Fisher told HousingWire quantitative easing – the process by which the Fed acquired mortgage-backed securities and other assets to loosen fiscal burdens on financial firms – left the financial system with enough liquidity to push forward. Still, funds from those acquisitions are sitting on balance sheets today, suggesting liquidity is not the issue.
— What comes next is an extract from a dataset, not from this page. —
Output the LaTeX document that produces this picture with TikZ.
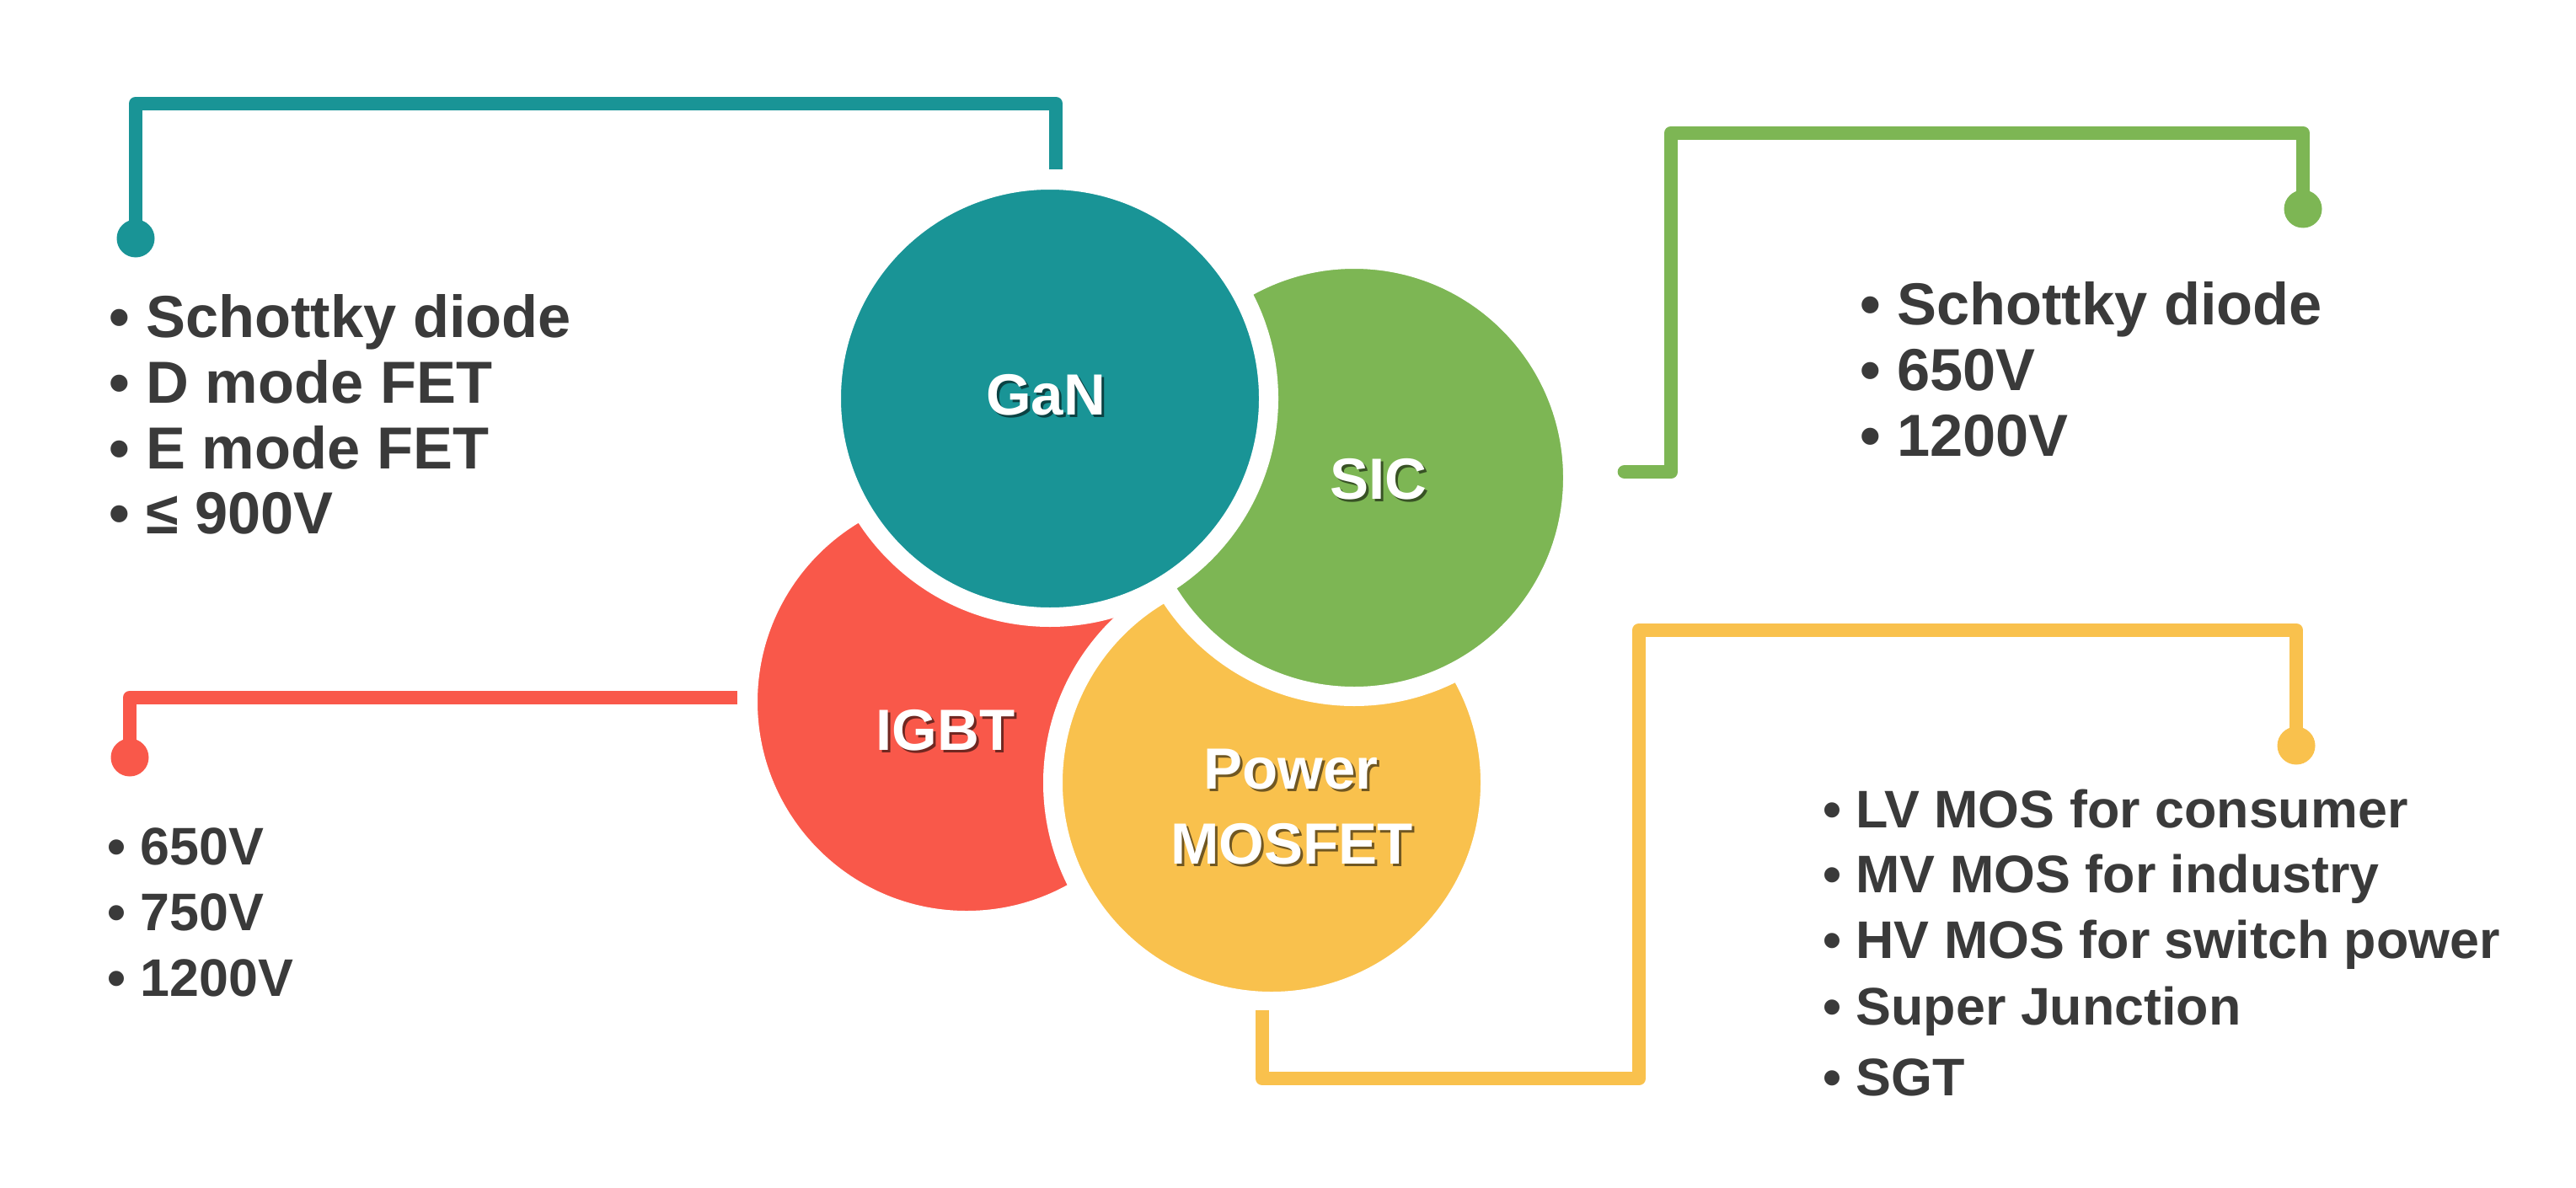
\documentclass[tikz,border=0pt]{standalone}
\usepackage{fontspec}
\setmainfont{Liberation Sans}
\definecolor{cteal}{RGB}{25,148,150}
\definecolor{cgrn}{RGB}{125,182,84}
\definecolor{cred}{RGB}{249,88,74}
\definecolor{cyel}{RGB}{249,193,77}
\definecolor{ctxt}{RGB}{58,58,58}
\begin{document}
\begin{tikzpicture}[x=1pt,y=-1pt,
  bub/.style={circle, inner sep=0pt, outer sep=0pt, minimum size=519pt, draw=white, line width=23pt},
  labfont/.style={font=\bfseries\fontsize{69}{80}\selectfont},
  lab/.style={labfont, text=white, anchor=base, inner sep=0pt},
  shd/.style={labfont, text=black, text opacity=0.55, anchor=base, inner sep=0pt},
  conn/.style={line width=16.7pt, line join=round},
  dotc/.style={circle, inner sep=0pt, outer sep=0pt, minimum size=45pt},
  itemL/.style={anchor=base west, inner sep=0pt, text=ctxt, font=\bfseries\fontsize{70.4}{80}\selectfont},
  itemS/.style={anchor=base west, inner sep=0pt, text=ctxt, font=\bfseries\fontsize{62.8}{72}\selectfont}]
\useasboundingbox (0,0) rectangle (3057,1410);

% bubbles (bottom to top)
\node[bub, fill=cred] (igbt) at (1147,833) {};
\node[bub, fill=cyel] (mos) at (1509,929) {};
\node[bub, fill=cgrn] (sic) at (1607,567) {};
\node[bub, fill=cteal] (gan) at (1246,473) {};

% labels with shadows
\node[shd] (ganS) at (1244,495) {GaN};
\node[lab] (ganL) at (1241,492) {GaN};
\node[shd] (sicS) at (1639,595) {SIC};
\node[lab] (sicL) at (1636,592) {SIC};
\node[shd] (igbtS) at (1125,893) {IGBT};
\node[lab] (igbtL) at (1122,890) {IGBT};
\node[shd] (powS) at (1535,939) {Power};
\node[lab] (powL) at (1532,936) {Power};
\node[shd] (mosS) at (1536,1028) {MOSFET};
\node[lab] (mosL) at (1533,1025) {MOSFET};

% connector dots
\node[dotc, fill=cteal] (tealdot) at (161,283) {};
\node[dotc, fill=cgrn] (grndot) at (2733,248) {};
\node[dotc, fill=cred] (reddot) at (154,899) {};
\node[dotc, fill=cyel] (yeldot) at (2725,885) {};

% connector free ends
\coordinate (tealA) at (1253,201);
\coordinate (grnA) at (1928,560);
\coordinate (redA) at (875,828);
\coordinate (yelA) at (1498,1199);

\draw[conn, cteal] (tealA) |- (161,123) -- (tealdot.center);
\draw[conn, cgrn, line cap=round] (grnA) -- (1983,560) |- (2733,158) -- (grndot.center);
\draw[conn, cred] (redA) -- (154,828) -- (reddot.center);
\draw[conn, cyel] (yelA) |- (1945,1280) |- (2725,748) -- (yeldot.center);

% GaN list
\node[itemL] (g1) at (129,400) {• Schottky diode};
\node[itemL] (g2) at (129,478) {• D mode FET};
\node[itemL] (g3) at (129,556) {• E mode FET};
\node[itemL] (g4) at (129,633) {• ≤ 900V};

% SIC list
\node[itemL] (s1) at (2207,385) {• Schottky diode};
\node[itemL] (s2) at (2207,463) {• 650V};
\node[itemL] (s3) at (2207,541) {• 1200V};

% IGBT list
\node[itemS] (i1) at (127,1026) {• 650V};
\node[itemS] (i2) at (127,1104) {• 750V};
\node[itemS] (i3) at (127,1182) {• 1200V};

% MOSFET list
\node[itemS] (m1) at (2163,982) {• LV MOS for consumer};
\node[itemS] (m2) at (2163,1059) {• MV MOS for industry};
\node[itemS] (m3) at (2163,1137) {• HV MOS for switch power};
\node[itemS] (m4) at (2163,1216) {• Super Junction};
\node[itemS] (m5) at (2163,1300) {• SGT};
\end{tikzpicture}
\end{document}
The real issue, Fisher said, is the state of uncertainty plaguing the nation's economy due to a lack of clarity over regulations and economic policymaking in Washington D.C.
While Fisher described a slow housing recovery, he sees the post-recession housing slog as one with distinct regional differences.
While addressing a Dallas Regional Chamber crowd Tuesday, Fisher described Texas as a "job creation machine" that managed to maintain a relatively healthy economy and home values that never experienced the wild up-and-dow price swings that plagued other foreclosure-ridden markets.
Fisher said regulatory uncertainty, large welfare states and taxes are driving more residents to Texas and North Texas from U.S. foreclosure havens like California and Michigan.
"We are 99.5% back to our peak unemployment levels in D/FW," Fisher said.
From peak to trough, the U.S. economy lost 8.8 million jobs, Fisher said. Since then, the nation has regained only 3.7 million positions.
Meanwhile, Texas, which resides in the Eleventh Federal Reserve District that Fisher oversees, lost 432,000 jobs peak-to-trough during the downturn and has already regained those positions, the Fed Chief told the chamber audience.
Fisher stressed once again that too-big-to-fail banks remain a fundamental risk to the economy as long as the institutions' leaders believe bailouts are a natural consequence of mega bank failures.
The banks, and their hold on the majority of the financial system, also are a burden on smaller players, making it preferable to reduce the mega banks in size, Fisher said.
While the Fed suggested it will keep the federal funds rate near zero through 2014, Fisher continues to personally advocate for a less invasive monetary position across the board.